In the Studio with Catherine Clements

By April 10, 2020

In this Close Look, we are forgoing our usual format of publishing installation images of shows throughout the South as most institutions have now transitioned to online viewings in response to COVID-19 closures. We are instead publishing a Close Look at artists’ home studios as we all retreat inwards and inside.

Catherine’s home studio with her family’s archive stacked in the corner.
Catherine’s studio at The Oconee Cultural Arts Foundation where she is an artist in residence. All images courtesy of Catherine Clements.
Catherine Clements, ancient vines i watch with my grandfather, 2019; enclosure bound digital prints on handmade cotton rag with type written text on abaca.
Hashtags, Vines, and captions from social media have made their way into the work of Catherine Clements through hand lettering and watermarks embedded into handmade paper. Entrusted with digitizing and dispersing her family’s extensive archive of photos, she combs through them for pictures of the landscape she grew up in. Catherine’s gardening, canning, and homesteading continue on alongside the family photos which appear in most of the work. As a paper making, book, and print artist, she reconciles the relationship of the digital feed to the physical book. The feed does not allow you to revisit particular moments, whereas within a book you develop a sense memory of the physical placement of things, and once you locate something physically it becomes easier to reference. But a feed is meant to be consumed and not so much referenced. In ancient vines i watch with my grandfather the 100 bound pages of text and imagery mimic both a book and a feed as the eyes scroll through the work.

— Emily Llamazales

Catherine Clements, ancient vines i watch with my grandfather, 2019; enclosure bound digital prints on handmade cotton rag with type written text on abaca.
Catherine Clements, #thoughtsonpaper (detail), 2019; watermarked handmade cotton rag.
Catherine Clements, King Cotton 1, 2017; Van Dyke print on hand made cotton rag.

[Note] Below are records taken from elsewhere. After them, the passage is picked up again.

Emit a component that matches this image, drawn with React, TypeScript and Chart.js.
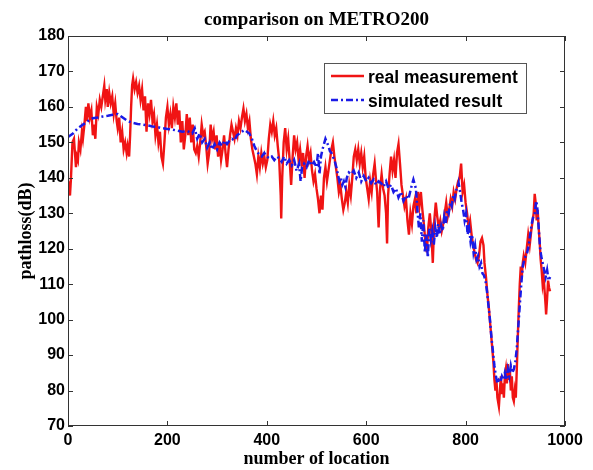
import React, { useEffect, useRef } from "react";
import { Chart, registerables } from "chart.js";

Chart.register(...registerables);

const titleText = "comparison on METRO200";
const xTitle = "number of location";
const yTitle = "pathloss(dB)";
const legendLabels = ["real measurement", "simulated result"];

const redLocation = [
  0, 2, 4, 6, 9, 12, 14, 16, 18, 20, 22, 25, 28, 30, 33, 36, 38, 41, 44, 47, 50, 52, 55, 58, 61, 64, 67, 70, 73, 75,
  78, 80, 83, 86, 89, 92, 95, 98, 100, 103, 106, 109, 112, 115, 118, 120, 123, 125, 127, 129, 131, 134, 137, 140, 143,
  146, 149, 152, 155, 158, 161, 164, 167, 170, 173, 176, 179, 182, 185, 188, 191, 194, 197, 200, 203, 206, 209, 212,
  215, 218, 221, 224, 227, 230, 233, 236, 239, 242, 245, 248, 251, 254, 257, 260, 263, 266, 269, 272, 275, 278, 281,
  284, 287, 290, 293, 296, 299, 302, 305, 308, 311, 314, 317, 320, 323, 326, 329, 332, 335, 338, 341, 344, 347, 350,
  353, 356, 359, 362, 365, 368, 371, 374, 377, 380, 383, 386, 389, 392, 395, 398, 401, 404, 407, 410, 413, 416, 419,
  422, 425, 428, 429, 431, 434, 437, 440, 443, 446, 449, 452, 455, 458, 461, 464, 467, 470, 473, 476, 479, 482, 485,
  488, 491, 494, 497, 500, 503, 506, 509, 512, 515, 518, 521, 524, 527, 530, 533, 536, 539, 542, 545, 548, 551, 554,
  557, 560, 563, 566, 569, 572, 575, 578, 581, 584, 587, 590, 593, 596, 599, 602, 605, 608, 611, 614, 617, 620, 622,
  625, 628, 631, 634, 637, 640, 642, 644, 647, 650, 653, 656, 659, 662, 665, 668, 671, 674, 677, 680, 683, 686, 689,
  692, 695, 698, 701, 704, 707, 710, 713, 716, 719, 722, 725, 728, 731, 734, 737, 740, 743, 746, 749, 752, 755, 758,
  761, 764, 767, 770, 773, 776, 779, 782, 785, 788, 791, 794, 797, 800, 803, 806, 809, 812, 815, 818, 821, 824, 827,
  830, 833, 836, 838, 841, 844, 847, 850, 853, 856, 858, 860, 862, 864, 867, 869, 871, 873, 875, 877, 879, 881, 883,
  885, 887, 889, 891, 893, 895, 897, 899, 901, 903, 905, 907, 909, 911, 913, 915, 917, 920, 923, 926, 929, 932, 935,
  937, 939, 941, 943, 945, 947, 949, 951, 953, 955, 957, 959, 961, 962, 964, 966, 968, 970,
];
const redPathloss = [
  139, 137, 135, 140, 150, 151, 147, 143, 146, 145, 150, 148, 153, 151, 155, 160, 156, 161, 157, 159, 152, 155, 151, 160,
  158, 162, 160, 163, 166, 162, 165, 160, 164, 161, 163, 158, 161, 156, 154, 157, 150, 153, 148, 150, 147, 149, 146, 152,
  160, 166, 168, 165, 167, 164, 166, 162, 165, 159, 163, 153, 161, 158, 162, 156, 158, 152, 155, 150, 153, 146, 144, 150,
  157, 160, 155, 158, 154, 160, 157, 161, 155, 159, 150, 156, 148, 152, 158, 152, 157, 150, 155, 148, 147, 149, 146, 150,
  155, 152, 153, 149, 144, 147, 155, 151, 153, 148, 152, 146, 150, 145, 148, 152, 147, 143, 148, 152, 155, 153, 151, 154,
  152, 156, 154, 157, 159.5, 156, 158, 154, 156, 151, 148, 146, 144, 141, 146, 143, 147, 144, 146, 143, 145, 151, 155,
  153, 156, 152, 154, 149, 145, 135, 128.5, 140, 150, 154, 148, 151, 145, 138, 146, 152, 148, 150, 145, 148, 144, 147,
  140, 146, 149, 145, 147, 142, 139, 141, 137, 134, 130, 135, 131, 140, 143, 139, 142, 145, 148, 150, 146, 143, 140, 136,
  138, 134, 131, 133, 136, 133, 138, 135, 140, 146, 148, 145, 148, 144, 147, 143, 146, 140, 137, 134, 139, 136, 141, 144,
  139, 136, 126, 137, 141, 137, 135, 130, 121.5, 135, 141, 146, 142, 145, 140, 147, 149.5, 144, 138, 135, 132, 134, 128,
  124, 130, 127, 132, 134, 130, 136, 132, 136, 131, 127, 122, 119, 126, 130, 125, 116, 128, 133, 129, 126, 128, 125, 127,
  130, 133, 129, 131, 134, 132, 136, 134, 137, 139, 140, 144, 136, 138, 133, 130, 126, 128, 124, 121, 119, 117, 116, 118,
  122, 123, 121, 116, 112, 107, 103, 98, 93, 88, 83, 80, 83, 78, 75.5, 80, 84, 79, 82, 78, 84, 86, 82, 87.5, 83, 86, 80,
  84, 78, 77, 80, 78, 86, 95, 103, 110, 115, 112, 116, 118, 116, 120, 124, 121, 125, 128, 130, 135.5, 133, 128, 131, 126,
  122, 117, 114, 110, 112, 108, 104, 101.5, 106, 111, 109, 108,
];

const simLocation = [
  0, 10, 20, 30, 40, 50, 60, 70, 80, 90, 100, 110, 120, 130, 140, 150, 160, 170, 180, 190, 200, 210, 220, 230, 240, 250,
  255, 260, 265, 270, 275, 280, 285, 290, 295, 300, 305, 310, 315, 320, 325, 330, 335, 340, 345, 350, 355, 360, 365, 370,
  375, 380, 385, 390, 395, 400, 405, 410, 415, 420, 425, 430, 435, 440, 445, 450, 455, 460, 465, 468, 471, 475, 480, 485,
  490, 495, 500, 503, 506, 509, 512, 515, 518, 521, 524, 527, 530, 533, 536, 540, 543, 546, 549, 552, 555, 558, 561, 565,
  570, 575, 580, 585, 590, 595, 600, 605, 610, 615, 620, 625, 630, 635, 640, 645, 650, 655, 660, 665, 670, 675, 680, 685,
  690, 695, 700, 703, 706, 709, 712, 715, 718, 721, 724, 727, 730, 733, 736, 739, 742, 745, 748, 751, 754, 757, 760, 763,
  766, 769, 772, 775, 778, 781, 784, 786, 789, 792, 795, 798, 801, 804, 807, 810, 813, 816, 819, 822, 825, 828, 831, 834,
  837, 840, 843, 846, 849, 852, 855, 858, 861, 864, 867, 870, 873, 876, 879, 882, 885, 888, 891, 894, 897, 900, 903, 906,
  909, 912, 915, 918, 921, 924, 927, 930, 933, 936, 939, 942, 944, 946, 948, 950, 952, 955, 958, 961, 964, 967, 970,
];
const simPathloss = [
  151.5, 152.5, 154, 155, 156, 156.8, 157, 157.3, 157.5, 157.8, 158, 157, 156, 155.5, 155.2, 155, 154.8, 154.5, 154.3, 154,
  153.8, 153.6, 153.3, 153, 153.2, 152.5, 154, 151, 152.5, 150, 151, 148.5, 150, 148, 149.5, 148, 150, 149, 150.5, 149.5,
  150.5, 151, 150.5, 152, 152.5, 153, 153.5, 153, 152.5, 151, 149, 147.5, 146.5, 146, 147, 146, 145.5, 146, 145, 146,
  145.5, 144.5, 146, 144, 145, 143.5, 145, 142, 144, 139, 143, 144, 143, 145, 143.5, 144.5, 143, 147, 141, 146, 148, 149.5,
  151, 150, 149, 147.5, 147, 146, 145, 143, 141, 139, 140, 138, 139, 137.5, 140, 141.5, 141, 142, 140, 141.5, 139, 140.5,
  139, 140, 138.5, 139.5, 138, 139, 138.5, 137.5, 139, 137, 138, 136, 137, 134.5, 136, 133.5, 135, 134, 137, 139.5, 137,
  131, 126, 130, 122, 128, 119, 124, 117.5, 126, 122.5, 125, 121, 126, 123, 127, 124, 126.5, 125, 129, 127, 131, 130, 133,
  132, 135, 134, 136.5, 137, 138.5, 136, 133, 131, 128, 130, 124, 126, 122, 124, 119, 121, 117, 118, 115, 116, 113, 112.5,
  111, 108, 104, 100, 95, 91, 87, 84, 82, 83, 82.5, 84, 83, 85, 83, 86, 84, 87, 85, 86, 88, 92, 98, 104, 110, 115, 117,
  118, 119, 121, 124, 127, 129, 130, 133.5, 132, 128, 124, 120, 118, 116, 114, 112, 114, 111, 112,
];

const xTicks = [0, 200, 400, 600, 800, 1000];
const yTicks = [70, 80, 90, 100, 110, 120, 130, 140, 150, 160, 170, 180];

const RED = "#f01414";
const BLUE = "#1a1ae6";
const BLUE_DASH = [7, 3, 2, 3];

const decorPlugin = {
  id: "decor",
  afterDraw(chart: any) {
    const { ctx, chartArea } = chart;
    const { left, right, top, bottom } = chartArea;
    const xs = chart.scales.x;
    const ys = chart.scales.y;
    ctx.save();
    ctx.strokeStyle = "#333";
    ctx.lineWidth = 1;
    ctx.strokeRect(left + 0.5, top + 0.5, right - left - 1, bottom - top - 1);
    const tl = 5;
    ctx.beginPath();
    xTicks.forEach((v) => {
      const px = Math.round(xs.getPixelForValue(v)) + 0.5;
      ctx.moveTo(px, bottom);
      ctx.lineTo(px, bottom - tl);
      ctx.moveTo(px, top);
      ctx.lineTo(px, top + tl);
    });
    yTicks.forEach((v) => {
      const py = Math.round(ys.getPixelForValue(v)) + 0.5;
      ctx.moveTo(left, py);
      ctx.lineTo(left + tl, py);
      ctx.moveTo(right, py);
      ctx.lineTo(right - tl, py);
    });
    ctx.stroke();

    ctx.fillStyle = "#000";
    ctx.textAlign = "center";
    ctx.textBaseline = "alphabetic";
    ctx.font = 'bold 19px "Liberation Serif", "Times New Roman", serif';
    ctx.fillText(titleText, (left + right) / 2, 25);
    ctx.font = 'bold 18px "Liberation Serif", "Times New Roman", serif';
    ctx.fillText(xTitle, (left + right) / 2, 464);
    ctx.save();
    ctx.translate(31, (top + bottom) / 2);
    ctx.rotate(-Math.PI / 2);
    ctx.fillText(yTitle, 0, 0);
    ctx.restore();

    const lx = 324, ly = 63, lw = 202, lh = 50;
    ctx.fillStyle = "#fff";
    ctx.fillRect(lx, ly, lw, lh);
    ctx.strokeStyle = "#555";
    ctx.lineWidth = 1;
    ctx.strokeRect(lx + 0.5, ly + 0.5, lw, lh);
    ctx.lineWidth = 2.5;
    ctx.strokeStyle = RED;
    ctx.beginPath();
    ctx.moveTo(331, 76);
    ctx.lineTo(364, 76);
    ctx.stroke();
    ctx.strokeStyle = BLUE;
    ctx.setLineDash(BLUE_DASH);
    ctx.beginPath();
    ctx.moveTo(331, 100);
    ctx.lineTo(364, 100);
    ctx.stroke();
    ctx.setLineDash([]);
    ctx.fillStyle = "#000";
    ctx.textAlign = "left";
    ctx.font = 'bold 17.5px "Liberation Sans", Arial, sans-serif';
    ctx.fillText(legendLabels[0], 368, 83);
    ctx.fillText(legendLabels[1], 368, 107);
    ctx.restore();
  },
};

export default function App() {
  const ref = useRef<HTMLCanvasElement | null>(null);
  useEffect(() => {
    if (!ref.current) return;
    const chart = new Chart(ref.current, {
      type: "line",
      data: {
        datasets: [
          {
            label: legendLabels[1],
            data: simLocation.map((x, i) => ({ x, y: simPathloss[i] })),
            borderColor: BLUE,
            borderWidth: 2.5,
            borderDash: BLUE_DASH,
            pointRadius: 0,
            tension: 0,
            fill: false,
            order: 0,
          },
          {
            label: legendLabels[0],
            data: redLocation.map((x, i) => ({ x, y: redPathloss[i] })),
            borderColor: RED,
            borderWidth: 2.4,
            pointRadius: 0,
            tension: 0,
            fill: false,
            order: 1,
          },
        ],
      },
      options: {
        responsive: false,
        animation: false,
        events: [],
        layout: { padding: { left: 0, right: 28, top: 36, bottom: 0 } },
        plugins: { legend: { display: false }, title: { display: false }, tooltip: { enabled: false } },
        scales: {
          x: {
            type: "linear",
            min: 0,
            max: 1000,
            afterFit: (s: any) => {
              s.height = 44;
            },
            afterBuildTicks: (s: any) => {
              s.ticks = xTicks.map((v) => ({ value: v }));
            },
            grid: { display: false, drawTicks: false },
            border: { display: false },
            ticks: {
              color: "#000",
              padding: 5,
              maxRotation: 0,
              callback: (v: any) => String(v),
              font: { family: '"Liberation Sans", Arial, sans-serif', size: 16, weight: "bold" },
            },
          },
          y: {
            type: "linear",
            min: 70,
            max: 180,
            afterFit: (s: any) => {
              s.width = 68;
            },
            afterBuildTicks: (s: any) => {
              s.ticks = yTicks.map((v) => ({ value: v }));
            },
            grid: { display: false, drawTicks: false },
            border: { display: false },
            ticks: {
              color: "#000",
              padding: 3,
              callback: (v: any) => String(v),
              font: { family: '"Liberation Sans", Arial, sans-serif', size: 16, weight: "bold" },
            },
          },
        },
      },
      plugins: [decorPlugin],
    });
    return () => chart.destroy();
  }, []);
  return (
    <div style={{ position: "absolute", left: 0, top: 0, width: 593, height: 470, background: "#fff" }}>
      <canvas ref={ref} width={593} height={470} style={{ width: 593, height: 470 }} />
    </div>
  );
}
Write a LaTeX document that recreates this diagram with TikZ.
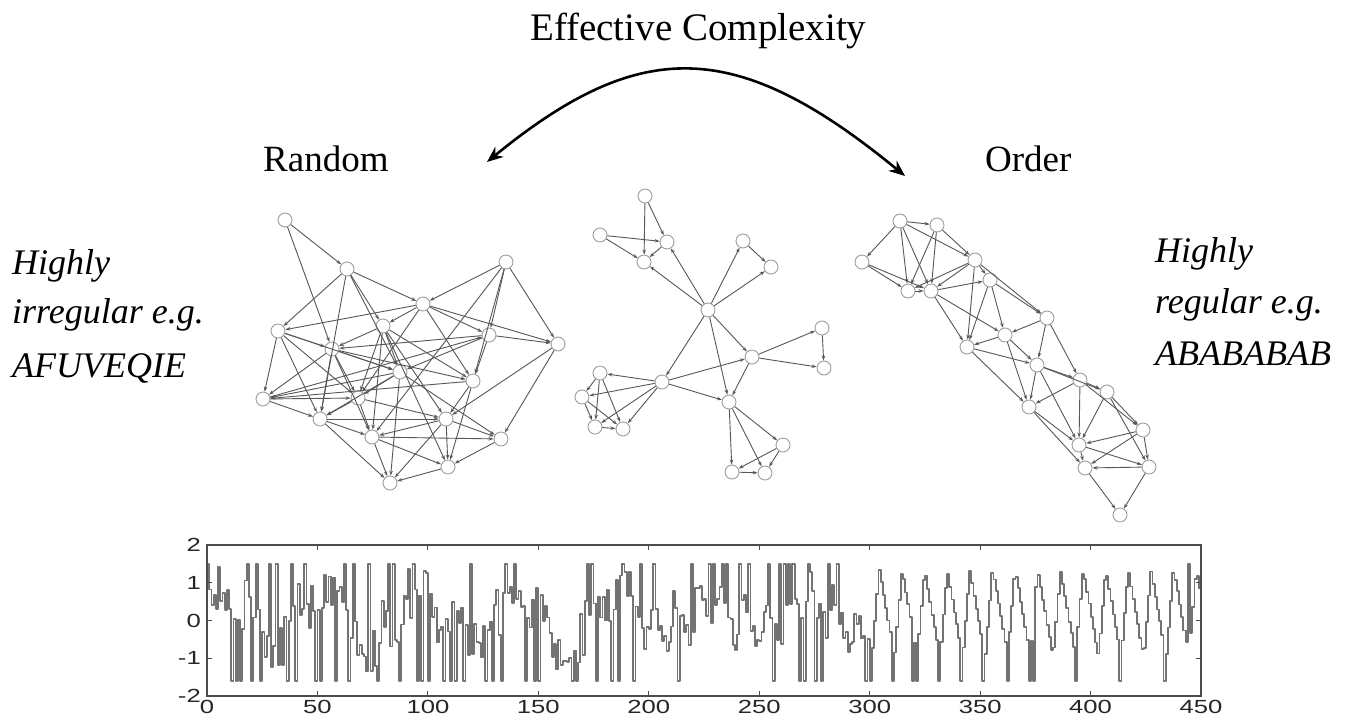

I think a lot about sign painting and the rural sensibilities of that. Advertisements on barns are really common where I’m from. My dad was a carpenter and contractor for most of my life so he had a hand painted sign that he would put out in front of jobs. So that aesthetic is something that has always been really interesting to me and reminded me of home and identity.

Catherine Clements
Catherine Clements, Snowball Bush, May 1994, 2018; Digital Print on Handmade Cotton Rag.